Home | About | Sematext search-lucene.com search-hadoop.com
 Search Hadoop and all its subprojects:

Switch to Threaded View
Hive >> mail # user >> How to handle for new columns?


Copy link to this message
-
Re: How to handle for new columns?
I did a quick test with hive-0.7. Querying old files should result the new
column as null. You need not traverse data.

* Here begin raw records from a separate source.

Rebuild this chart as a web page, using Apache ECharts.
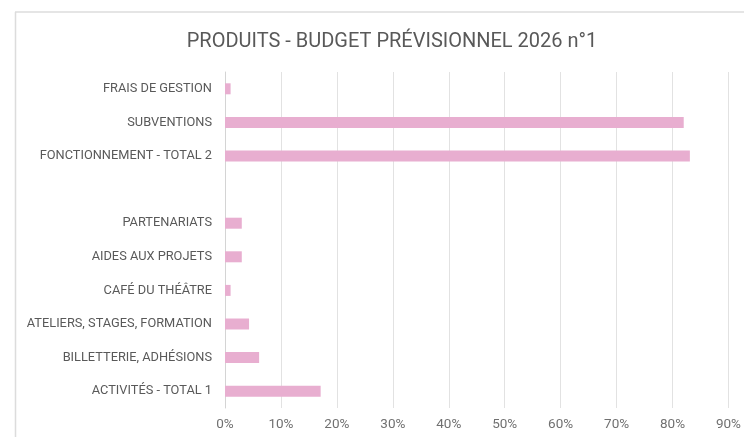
<!DOCTYPE html>
<html><head><meta charset="utf-8">
<script src="https://cdn.jsdelivr.net/npm/echarts@6/dist/echarts.min.js"></script>
<style>html,body{margin:0;padding:0;background:#fff}#c{width:744px;height:437px}</style>
</head><body><div id="c"></div>
<script>
const categories = ["ACTIVITÉS - TOTAL 1","BILLETTERIE, ADHÉSIONS","ATELIERS, STAGES, FORMATION","CAFÉ DU THÉÂTRE","AIDES AUX PROJETS","PARTENARIATS","","FONCTIONNEMENT - TOTAL 2","SUBVENTIONS","FRAIS DE GESTION"];
const values = [17.1, 6.1, 4.3, 1.0, 3.0, 3.0, null, 83.1, 82.0, 1.0];
const titleText = "PRODUITS - BUDGET PRÉVISIONNEL 2026 n°1";
const chart = echarts.init(document.getElementById('c'));
chart.setOption({
  animation: false,
  backgroundColor: '#fff',
  title: { text: titleText, left: 387, top: 27, textAlign: 'center',
    textStyle: { fontFamily: 'Roboto', fontSize: 20, fontWeight: 'normal', color: '#595959' } },
  graphic: [
    { type: 'line', shape: { x1: 15, y1: 12, x2: 744, y2: 12 }, style: { stroke: '#dcdcdc', lineWidth: 1.5 } },
    { type: 'line', shape: { x1: 15.5, y1: 12, x2: 15.5, y2: 437 }, style: { stroke: '#dcdcdc', lineWidth: 1.5 } }
  ],
  grid: { left: 225, right: 13, top: 72, bottom: 29, containLabel: false },
  xAxis: { type: 'value', min: 0, max: 90, interval: 10,
    axisLabel: { formatter: '{value}%', color: '#707070', fontFamily: 'Roboto', fontSize: 13.5, margin: 10 },
    axisLine: { show: false }, axisTick: { show: false },
    splitLine: { lineStyle: { color: '#e2e2e2', width: 1 } } },
  yAxis: { type: 'category', data: categories,
    axisLabel: { color: '#595959', fontFamily: 'Roboto', fontSize: 12.8, margin: 13 },
    axisLine: { show: true, lineStyle: { color: '#d4d4d4' } }, axisTick: { show: false } },
  series: [{ type: 'bar', data: values, barWidth: 11, itemStyle: { color: '#e8aed0' } }]
});
</script></body></html>
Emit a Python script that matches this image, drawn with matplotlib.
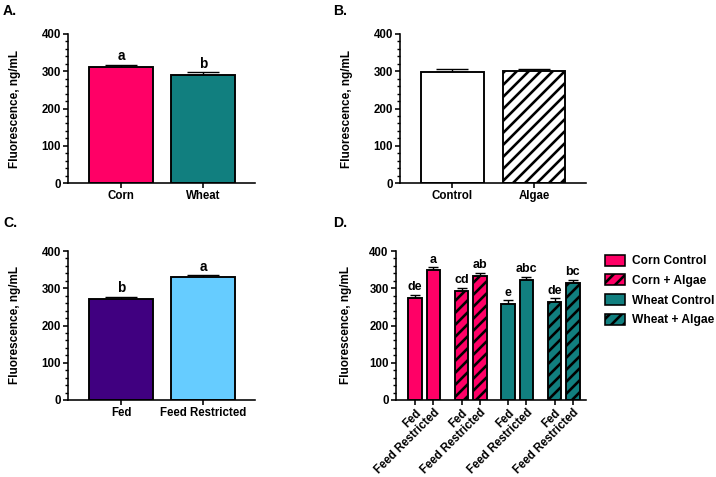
import matplotlib
matplotlib.use("Agg")
import matplotlib.pyplot as plt
import numpy as np
from matplotlib.patches import Patch
from matplotlib.ticker import MultipleLocator

plt.rcParams['font.family'] = ['Liberation Sans', 'DejaVu Sans']
plt.rcParams['font.weight'] = 'bold'
plt.rcParams['hatch.linewidth'] = 2.6

PINK = '#FF0066'
TEAL = '#117F7F'
PURPLE = '#400080'
LBLUE = '#66CCFF'
HATCH = '//'

# panel A: diet
diet_labels = ['Corn', 'Wheat']
diet_means = [311, 290]
diet_err = [7, 7]
diet_letters = ['a', 'b']

# panel B: supplement
supp_labels = ['Control', 'Algae']
supp_means = [299, 301]
supp_err = [7, 5]

# panel C: feeding
feed_labels = ['Fed', 'Feed Restricted']
feed_means = [272, 329]
feed_err = [5, 6]
feed_letters = ['b', 'a']

# panel D: all groups
groups = ['Corn Control', 'Corn + Algae', 'Wheat Control', 'Wheat + Algae']
group_colors = [PINK, PINK, TEAL, TEAL]
group_hatch = [None, HATCH, None, HATCH]
d_means = [[274, 349], [293, 334], [259, 322], [264, 315]]
d_err = [[9, 7], [9, 7], [9, 9], [9, 8]]
d_letters = [['de', 'a'], ['cd', 'ab'], ['e', 'abc'], ['de', 'bc']]

W, H = 716, 477
fig = plt.figure(figsize=(W / 72, H / 72), dpi=72)


def rect(l, r, t, b):
    return [l / W, 1 - b / H, (r - l) / W, (b - t) / H]


def style(ax):
    for s in ['top', 'right']:
        ax.spines[s].set_visible(False)
    for s in ['left', 'bottom']:
        ax.spines[s].set_linewidth(1.6)
    ax.set_ylim(0, 400)
    ax.yaxis.set_major_locator(MultipleLocator(100))
    ax.yaxis.set_minor_locator(MultipleLocator(20))
    ax.tick_params(axis='both', which='major', direction='out', length=5, width=1.6,
                   labelsize=11.5, pad=2)
    ax.tick_params(axis='y', which='minor', direction='out', length=3, width=1.4)
    ax.set_ylabel('Fluorescence, ng/mL', fontsize=11.8, fontweight='bold')
    for lab in ax.get_yticklabels() + ax.get_xticklabels():
        lab.set_fontweight('bold')


def bars(ax, x, means, errs, colors, width, cap, hatches=None, letters=None, fs=13):
    for i in range(len(x)):
        h = hatches[i] if hatches else None
        ax.bar(x[i], means[i], width=width, color=colors[i], edgecolor='black',
               linewidth=1.9, hatch=h, zorder=2)
        ax.errorbar(x[i], means[i], yerr=[[0], [errs[i]]], color='black', capsize=cap,
                    elinewidth=1.4, capthick=1.4, zorder=1)
        if letters:
            ax.annotate(letters[i], (x[i], means[i] + errs[i]), xytext=(0, 1.5),
                        textcoords='offset points', ha='center', va='bottom',
                        fontsize=fs, fontweight='bold')


# A
axA = fig.add_axes(rect(68, 255, 34, 183))
xa = np.arange(2)
bars(axA, xa, diet_means, diet_err, [PINK, TEAL], 0.77, 16, letters=diet_letters, fs=13.5)
axA.set_xlim(-0.646, 1.634)
axA.set_xticks(xa)
axA.set_xticklabels(diet_labels)
style(axA)
axA.yaxis.set_label_coords(-0.251, 0.5)

# B
axB = fig.add_axes(rect(400, 586, 34, 183))
bars(axB, xa, supp_means, supp_err, ['white', 'white'], 0.77, 16, hatches=[None, HATCH])
axB.set_xlim(-0.644, 1.638)
axB.set_xticks(xa)
axB.set_xticklabels(supp_labels)
style(axB)
axB.yaxis.set_label_coords(-0.253, 0.5)

# C
axC = fig.add_axes(rect(68, 255, 251, 400))
bars(axC, xa, feed_means, feed_err, [PURPLE, LBLUE], 0.77, 16, letters=feed_letters, fs=13.5)
axC.set_xlim(-0.646, 1.634)
axC.set_xticks(xa)
axC.set_xticklabels(feed_labels)
style(axC)
axC.yaxis.set_label_coords(-0.251, 0.5)

# D
axD = fig.add_axes(rect(395.7, 586, 251, 400))
xd, md, ed, cd, hd, ld, tl = [], [], [], [], [], [], []
for g in range(4):
    for i in range(2):
        xd.append(g * 2.54 + i)
        md.append(d_means[g][i])
        ed.append(d_err[g][i])
        cd.append(group_colors[g])
        hd.append(group_hatch[g])
        ld.append(d_letters[g][i])
        tl.append(feed_labels[i])
bars(axD, xd, md, ed, cd, 0.74, 5, hatches=hd, letters=ld, fs=12.5)
axD.set_xlim(-1.05, 9.33)
axD.set_xticks(xd)
axD.set_xticklabels(tl, rotation=45, ha='right', rotation_mode='anchor')
style(axD)
axD.yaxis.set_label_coords(-0.23, 0.5)

handles = [Patch(facecolor=group_colors[g], edgecolor='black', linewidth=1.6,
                 hatch=group_hatch[g], label=groups[g]) for g in range(4)]
fig.legend(handles=handles, loc='upper left', bbox_to_anchor=(600 / W, 1 - 250 / H),
           frameon=False, handlelength=1.7, handleheight=1.0,
           handletextpad=0.6, labelspacing=0.6, borderaxespad=0,
           prop={'weight': 'bold', 'size': 12})

for lab, x, y in [('A.', 3, 4), ('B.', 333, 4), ('C.', 3, 216), ('D.', 333, 216)]:
    fig.text(x / W, 1 - y / H, lab, fontsize=14, fontweight='bold', ha='left', va='top')

fig.savefig('out.png', dpi=72)
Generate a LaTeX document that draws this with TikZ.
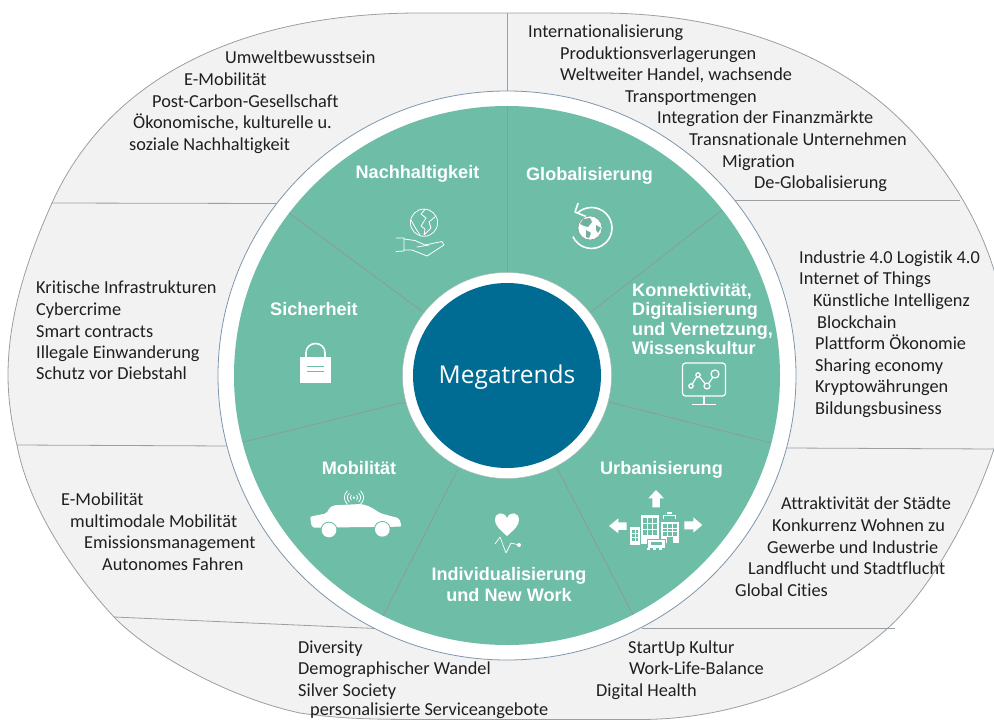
\documentclass[tikz,border=0pt]{standalone}
\usepackage{fontspec}
\usetikzlibrary{shapes.geometric}
\setmainfont[Ligatures=NoCommon]{Carlito}
\newfontfamily\labelfont{Liberation Sans}
\newfontfamily\centerfont{Open Sans}
\definecolor{tealfill}{HTML}{6DBDA7}
\definecolor{deepblue}{HTML}{006C94}
\definecolor{panelgray}{HTML}{F2F2F2}
\definecolor{linegray}{HTML}{9A9FA3}
\definecolor{ringblue}{HTML}{7F96AC}
\definecolor{sepgray}{HTML}{8E9C98}
\tikzset{
  x=1pt,y=-1pt,
  item/.style={anchor=base west,inner sep=0pt,font=\fontsize{18.3}{20}\selectfont,text=black!88},
  trend/.style={anchor=base,inner sep=0pt,text=white,font=\labelfont\bfseries\fontsize{18.1}{20}\selectfont},
  trendl/.style={trend,anchor=base west},
  outerline/.style={draw=linegray,line width=0.8pt},
  sepline/.style={draw=sepgray,line width=0.8pt},
  iconfill/.style={fill=white,draw=none},
  iconline/.style={draw=white,line width=0.8pt,fill=none,line cap=round,line join=round},
  iconcut/.style={fill=tealfill,draw=none},
}
\begin{document}
\begin{tikzpicture}
\useasboundingbox (0,0) rectangle (994,720);
\clip (0,0) rectangle (994,720);
% outer shape
\draw[fill=panelgray,draw=linegray,line width=0.8pt]
 (420,13) .. controls (230,13) and (105,85) .. (52,203)
 .. controls (25,263) and (8,320) .. (8,375)
 .. controls (8,400) and (12,425) .. (17,445)
 .. controls (28,505) and (72,572) .. (114,617)
 .. controls (145,650) and (225,697) .. (300,713)
 .. controls (340,719) and (380,719.5) .. (420,719.5)
 -- (640,719.5)
 .. controls (740,719.5) and (830,680) .. (888,628)
 .. controls (930,590) and (972,515) .. (994,449)
 .. controls (1003,420) and (1006,395) .. (1006,360)
 .. controls (1006,330) and (1003,300) .. (994,270)
 .. controls (980,225) and (955,180) .. (917,137)
 .. controls (840,50) and (720,13) .. (600,13)
 -- cycle;
% outer dividers
\draw[outerline] (507,13) -- (507,92);
\draw[outerline] (52,203) -- (276,203.5);
\draw[outerline] (735,200.7) -- (960,200.7);
\draw[outerline] (17,445) -- (228,446);
\draw[outerline] (787,448) -- (994,449);
\draw[outerline] (114,617) -- (376,628.5);
\draw[outerline] (642,628) -- (895,628);
% rings
\node[ellipse,minimum width=578pt,minimum height=569pt,inner sep=0pt,fill=white,draw=ringblue,line width=0.8pt] (ring) at (507,375.5) {};
\node[ellipse,minimum width=546pt,minimum height=539pt,inner sep=0pt,fill=tealfill] (wheel) at (507,375.5) {};
% separators
\draw[sepline] (507,106) -- (507,272);
\draw[sepline] (289,213) -- (423,312);
\draw[sepline] (722,210) -- (591,312);
\draw[sepline] (243,442) -- (405,402);
\draw[sepline] (609,402) -- (771,443);
\draw[sepline] (458,469) -- (383,616);
\draw[sepline] (557,468) -- (633,615);
% centre
\node[ellipse,minimum width=209pt,minimum height=206pt,inner sep=0pt,fill=white,draw=sepgray!70,line width=0.4pt] (hubring) at (507,375.5) {};
\node[ellipse,minimum width=188pt,minimum height=185pt,inner sep=0pt,fill=deepblue] (hub) at (507,375.5) {};
\node[anchor=base,inner sep=0pt,text=white,font=\centerfont\fontsize{24.5}{30}\selectfont] (megatrends) at (507,383) {Megatrends};
% trend labels
\node[trend] (t1) at (417.5,178) {Nachhaltigkeit};
\node[trend] (t2) at (589.5,180) {Globalisierung};
\node[trend] (t3) at (314,315) {Sicherheit};
\node[trendl] (t4a) at (632,296) {Konnektivität,};
\node[trendl] (t4b) at (632,315) {Digitalisierung};
\node[trendl] (t4c) at (632,335) {und Vernetzung,};
\node[trendl] (t4d) at (632,354) {Wissenskultur};
\node[trend] (t5) at (359,474) {Mobilität};
\node[trend] (t6) at (661.5,474) {Urbanisierung};
\node[trend] (t7a) at (509,580) {Individualisierung};
\node[trend] (t7b) at (509,601) {und New Work};
% items
\node[item] (a1) at (225,63) {Umweltbewusstsein};
\node[item] (a2) at (184,85) {E-Mobilität};
\node[item] (a3) at (152,107) {Post-Carbon-Gesellschaft};
\node[item] (a4) at (133,128) {Ökonomische, kulturelle u.};
\node[item] (a5) at (129,150) {soziale Nachhaltigkeit};
\node[item] (b1) at (36,293) {Kritische Infrastrukturen};
\node[item] (b2) at (36,315) {Cybercrime};
\node[item] (b3) at (36,337) {Smart contracts};
\node[item] (b4) at (36,358) {Illegale Einwanderung};
\node[item] (b5) at (36,379) {Schutz vor Diebstahl};
\node[item] (c1) at (61,505) {E-Mobilität};
\node[item] (c2) at (70,527) {multimodale Mobilität};
\node[item] (c3) at (84,548) {Emissionsmanagement};
\node[item] (c4) at (102,570) {Autonomes Fahren};
\node[item] (d1) at (298,653) {Diversity};
\node[item] (d2) at (298,674) {Demographischer Wandel};
\node[item] (d3) at (298,696) {Silver Society};
\node[item] (d4) at (310,715.5) {personalisierte Serviceangebote};
\node[item] (e1) at (628,653) {StartUp Kultur};
\node[item] (e2) at (629,674) {Work-Life-Balance};
\node[item] (e3) at (596,696) {Digital Health};
\node[item] (f1) at (781,509) {Attraktivität der Städte};
\node[item] (f2) at (772,531) {Konkurrenz Wohnen zu};
\node[item] (f3) at (767,553) {Gewerbe und Industrie};
\node[item] (f4) at (748,574) {Landflucht und Stadtflucht};
\node[item] (f5) at (735,596) {Global Cities};
\node[item] (g1) at (528,37) {Internationalisierung};
\node[item] (g2) at (560,59) {Produktionsverlagerungen};
\node[item] (g3) at (560,80) {Weltweiter Handel, wachsende};
\node[item] (g4) at (625,102) {Transportmengen};
\node[item] (g5) at (657,123) {Integration der Finanzmärkte};
\node[item] (g6) at (689,145) {Transnationale Unternehmen};
\node[item] (g7) at (722,167) {Migration};
\node[item] (g8) at (754,188) {De-Globalisierung};
\node[item] (h1) at (799,263) {Industrie 4.0 Logistik 4.0};
\node[item] (h2) at (799,284) {Internet of Things};
\node[item] (h3) at (813,306) {Künstliche Intelligenz};
\node[item] (h4) at (817,328) {Blockchain};
\node[item] (h5) at (815,349) {Plattform Ökonomie};
\node[item] (h6) at (815,371) {Sharing economy};
\node[item] (h7) at (815,392) {Kryptowährungen};
\node[item] (h8) at (815,414) {Bildungsbusiness};
% icon: earth on hand
\draw[iconline] (424,222.7) circle[radius=13.6];
\draw[iconline] (425,209.5) -- (421,214) -- (426,218) -- (421,226) -- (425,229) -- (424,235) -- (431,228) -- (429,222) -- (436,216);
\draw[iconline] (411,220) -- (416,229) -- (420,235);
\draw[iconline] (396,238) -- (404,238) -- (404,251) -- (396,251.5);
\draw[iconline] (404,239) -- (415,240.5) -- (425,245) -- (442,241.5) -- (444,245) -- (427,256) -- (412,250) -- (404,250);
\draw[iconline] (417,247) -- (429,245);
% icon: globe with return arrow
\draw[draw=white,line width=1.6pt] (577,213.5) arc[start angle=225,end angle=515,radius=20.5];
\draw[draw=white,line width=1.6pt,line cap=round,line join=round] (578,203.5) -- (575,212) -- (586,216.5);
\fill[white] (590,228) circle[radius=12];
\draw[fill=none,draw=sepgray,line width=0.6pt] (590,228) circle[radius=12];
\fill[tealfill!80!gray] (583,219) -- (590,218) -- (592,222) -- (588,227) -- (584,226) -- (580,224) -- cycle;
\fill[tealfill!80!gray] (586,230) -- (591,233) -- (589,238) -- (586,237) -- cycle;
\fill[tealfill!80!gray] (596,225) -- (601,228) -- (598,233) -- (596,230) -- cycle;
% icon: lock
\draw[draw=white,line width=1.6pt] (306,358) -- (306,352.5) arc[start angle=180,end angle=360,x radius=9.5,y radius=9] -- (325,358);
\fill[iconfill] (300,357) rectangle (331,383);
\draw[draw=tealfill,line width=1pt] (307,366) -- (324,366) (307,371) -- (324,371);
% icon: monitor
\draw[draw=white,line width=1.2pt,rounded corners=3pt] (682.5,363) rectangle (725.5,396);
\draw[draw=white,line width=1.2pt] (704,396) -- (704,404.5) (692,404.5) -- (716,404.5);
\draw[draw=white,line width=1.2pt] (691,386) -- (698,375) -- (707,386) -- (715,374);
\draw[draw=white,line width=1.2pt,fill=tealfill] (691,386) circle[radius=2.2] (698,375) circle[radius=2.2] (707,386) circle[radius=3] (715,374) circle[radius=4];
% icon: car
\begin{scope}[shift={(290,480)},x=0.3333pt,y=-0.3333pt]
\fill[iconfill,rounded corners=2pt] (60,110) -- (110,100) -- (118,84) -- (130,76) -- (215,72) -- (240,80) -- (272,100) -- (328,115) -- (335,140) -- (66,143) -- cycle;
\fill[tealfill] (117,150) circle[radius=25];
\fill[tealfill] (277,148) circle[radius=25];
\fill[white] (117,150) circle[radius=22];
\fill[white] (277,148) circle[radius=22];
\fill[white] (192,53) circle[radius=4];
\draw[iconline] (172,33) .. controls (160,45) and (160,60) .. (172,72);
\draw[iconline] (178,40) .. controls (170,48) and (170,57) .. (178,66);
\draw[iconline] (184,46) .. controls (180,50) and (180,55) .. (184,60);
\draw[iconline] (212,33) .. controls (224,45) and (224,60) .. (212,72);
\draw[iconline] (206,40) .. controls (214,48) and (214,57) .. (206,66);
\draw[iconline] (200,46) .. controls (204,50) and (204,55) .. (200,60);
\end{scope}
% icon: urban
\begin{scope}[shift={(590,480)},x=0.3333pt,y=-0.3333pt]
\fill[iconfill] (198,30) -- (222,55) -- (210,55) -- (210,82) -- (187,82) -- (187,55) -- (175,55) -- cycle;
\fill[iconfill] (57,138) -- (85,115) -- (85,127) -- (110,127) -- (110,150) -- (85,150) -- (85,160) -- cycle;
\fill[iconfill] (337,135) -- (310,112) -- (310,124) -- (283,124) -- (283,148) -- (310,148) -- (310,158) -- cycle;
\fill[iconfill] (152,105) rectangle (208,192);
\fill[iconfill] (120,142) rectangle (150,195);
\fill[iconfill] (213,125) rectangle (267,188);
\draw[draw=white,line width=1pt] (222,118) -- (222,106) -- (256,106) -- (256,118);
\fill[iconfill] (232,96) rectangle (246,101);
\fill[iconcut] (160,113) rectangle (200,165);
\draw[draw=white,line width=0.9pt] (173,113) -- (173,165) (186,113) -- (186,165) (160,130) -- (200,130) (160,147) -- (200,147);
\fill[iconcut] (125,150) rectangle (145,184);
\draw[draw=white,line width=0.8pt] (135,150) -- (135,184) (125,161) -- (145,161) (125,172) -- (145,172);
\fill[iconcut] (219,133) rectangle (262,167);
\draw[draw=white,line width=0.8pt] (233,133) -- (233,167) (248,133) -- (248,167) (219,144) -- (262,144) (219,155) -- (262,155);
\fill[iconcut] (230,172) rectangle (248,188);
\draw[draw=tealfill,fill=white,line width=0.8pt] (172,178) rectangle (225,205);
\fill[iconcut] (182,186) rectangle (215,194);
\draw[draw=white,line width=2pt,dash pattern=on 3pt off 3pt] (172,208) -- (225,208);
\end{scope}
% icon: heart and pulse
\fill[iconfill] (507,536) .. controls (499,529) and (495,525) .. (495,520) .. controls (495,512) and (504,511) .. (507,518) .. controls (510,511) and (519,512) .. (519,520) .. controls (519,525) and (515,529) .. (507,536) -- cycle;
\draw[iconline,line width=0.7pt] (495,544) -- (500,537) -- (506,553) -- (511,543) -- (519,545);
\fill[white] (519,545) circle[radius=2];
\end{tikzpicture}
\end{document}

Hive doesn't look at the data
until it is queried (when queried, the new column will be inferred as null).

Thanks,
Aniket

On Thu, Mar 1, 2012 at 2:14 PM, Anson Abraham <[EMAIL PROTECTED]>wrote:

> I am trying to avoid traversing through the old files, adding null value.
>  But if you're saying that I can add a new field in hive table -- no it
> does not work.  I get errors as a result.  I know in pig this can be done,
> where it'll make the old records for that field null.  Sorry I should
> mention that I'm on hive .0.7.1.
> does 0.8.0  support this function? of if old files doesn't have column it
> will make it null?  again, this is an external table.
>
>
> On Thu, Mar 1, 2012 at 5:02 PM, Aniket Mokashi <[EMAIL PROTECTED]>wrote:
>
>> If you add a column to the table in the end, for old files your new field
>> will be NULL. Is it not what you observe?
>>
>> Thanks,
>> Aniket
>>
>>
>> On Thu, Mar 1, 2012 at 12:06 PM, Anson Abraham <[EMAIL PROTECTED]>wrote:
>>
>>> If i have a hive table, which is an external table, and have my "log
>>> files" being read into it, if a new file is imported into the hdfs and the
>>> file has a new column, how can i get hive to handle the old files w/o the
>>> new column, if I do an alter adding column into the hive table.
>>> So example, i have a few files w/ these fields:
>>>
>>> empid, empname, deptno
>>>
>>> and so my hive table
>>> CREATE EXTERNAL TABLE IF NOT EXISTS Employee (
>>> empid BIGINT
>>> ,empname string
>>> deptno BIGINT
>>> )
>>> ROW FORMAT DELIMITED FIELDS TERMINATED BY '\t'
>>> STORED AS TEXTFILE LOCATION 'hdfs://namenode1/employee/';
>>>
>>>
>>>
>>> but if I have a new file imported into the hdfs directory w/ a new column
>>> empid, empname, deptno, salary
>>>
>>> I can't do an alter of the employee table adding salary b/c of the
>>> historical files.  I used external tables b/c I wanted the table to
>>> dynamically get all the log files into hive table, when a new file is
>>> generated.
>>>
>>> I know the long way is basically adding fields through all the old
>>> files, but prefer of a more scalable way to do this.  Anyone know of any?
>>> Thanks
>>>
>>
>>
>>
>> --
>> "...:::Aniket:::... Quetzalco@tl"
>>
>
>
--
"...:::Aniket:::... Quetzalco@tl"